This show is supposed to be the highlight, and amazingly TWO different amateur videos exist of the concert, both from very different angles.
https://www.youtube.com/watch?v=LXbDllRrT5k
https://www.youtube.com/watch?v=pja9JSWE0Fk
― birdistheword, Thursday, 4 January 2024 05:29 (three months ago) link
Should mention, Roger McGuinn makes a guest appearance for "Chimes of Freedom" during the encore, then later George Harrison pops in for a guest appearance.
― birdistheword, Thursday, 4 January 2024 05:32 (three months ago) link
(Should also mention the sound on the camera close to the stage is abysmal.)
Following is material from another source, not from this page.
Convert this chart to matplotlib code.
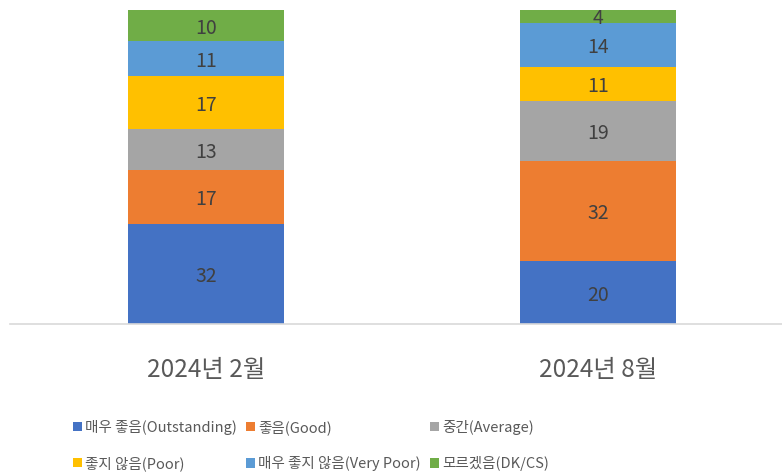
import numpy as np
import matplotlib.pyplot as plt

plt.rcParams['font.family'] = ['Noto Sans CJK KR', 'DejaVu Sans']

categories = ['2024년 2월', '2024년 8월']
series_names = ['매우 좋음(Outstanding)', '좋음(Good)', '중간(Average)',
                '좋지 않음(Poor)', '매우 좋지 않음(Very Poor)', '모르겠음(DK/CS)']
outstanding = [32, 20]
good = [17, 32]
average = [13, 19]
poor = [17, 11]
very_poor = [11, 14]
dk_cs = [10, 4]
colors = ['#4472C4', '#ED7D31', '#A5A5A5', '#FFC000', '#5B9BD5', '#70AD47']

values = [outstanding, good, average, poor, very_poor, dk_cs]

fig = plt.figure(figsize=(7.82, 4.76), dpi=100)
# axes runs a bit past the right edge, like the cropped original
ax = fig.add_axes([10 / 782, 152 / 476, 784 / 782, 314 / 476])

x = np.arange(len(categories))
bottom = np.zeros(len(categories))
handles = []
for name, vals, c in zip(series_names, values, colors):
    bars = ax.bar(x, vals, 0.4, bottom=bottom, color=c, label=name)
    txts = ax.bar_label(bars, labels=[str(v) for v in vals], label_type='center',
                        fontsize=14, color='#404040')
    for t in txts:
        t.set_verticalalignment('center_baseline')
    bottom += np.array(vals)
    handles.append(bars)

ax.set_xlim(-0.5, 1.5)
ax.set_ylim(0, 100)
ax.set_xticks(x)
ax.set_xticklabels(categories, fontsize=17.5, color='#595959')
ax.tick_params(axis='x', length=0, pad=24)
ax.set_yticks([])
for s in ['top', 'left', 'right']:
    ax.spines[s].set_visible(False)
ax.spines['bottom'].set_color('#D9D9D9')
ax.spines['bottom'].set_linewidth(1.2)

# legend filled row by row
order = [0, 3, 1, 4, 2, 5]
leg = fig.legend([handles[i] for i in order], [series_names[i] for i in order],
                 ncol=3, loc='upper left', bbox_to_anchor=(73 / 782, 1 - 420 / 476),
                 frameon=False, fontsize=10.5, handlelength=0.6, handleheight=0.6,
                 handletextpad=0.25, columnspacing=0.6, labelspacing=1.45,
                 labelcolor='#595959', borderaxespad=0, borderpad=0)

fig.savefig('out.png', dpi=100)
Awhile back there was a discussion on Dylan's heavy drinking during the '80s and I think I was trying to remember where it was well documented. I just stumbled on this paragraph from Clinton Heylin's bio:
By 1987, his drinking had again begun to get the better of him and when Kurt Loder arrived in Jerusalem on September 7 to interview him for a special twentieth-anniversary issue of Rolling Stone, he proceeded to sit through the interview drinking Kamikazes like they were Kool-Aid. Two days after he predicted tomorrow might be his dying day, an almost totally incoherent Dylan fell out of his chair after a hotel piano jam had found him hamming it up on ‘You’ve Got a Friend’ and ‘I Left My Heart in San Francisco.’ He was consuming up to four Kamikazes or, later on the tour, Kahlúa, cream, and cognac, before each show. That he could even stand some nights qualified as some kind of achievement. Journalists at the shows couldn’t resist commenting on his shuffling demeanor, referring to his new image as the death-mask look.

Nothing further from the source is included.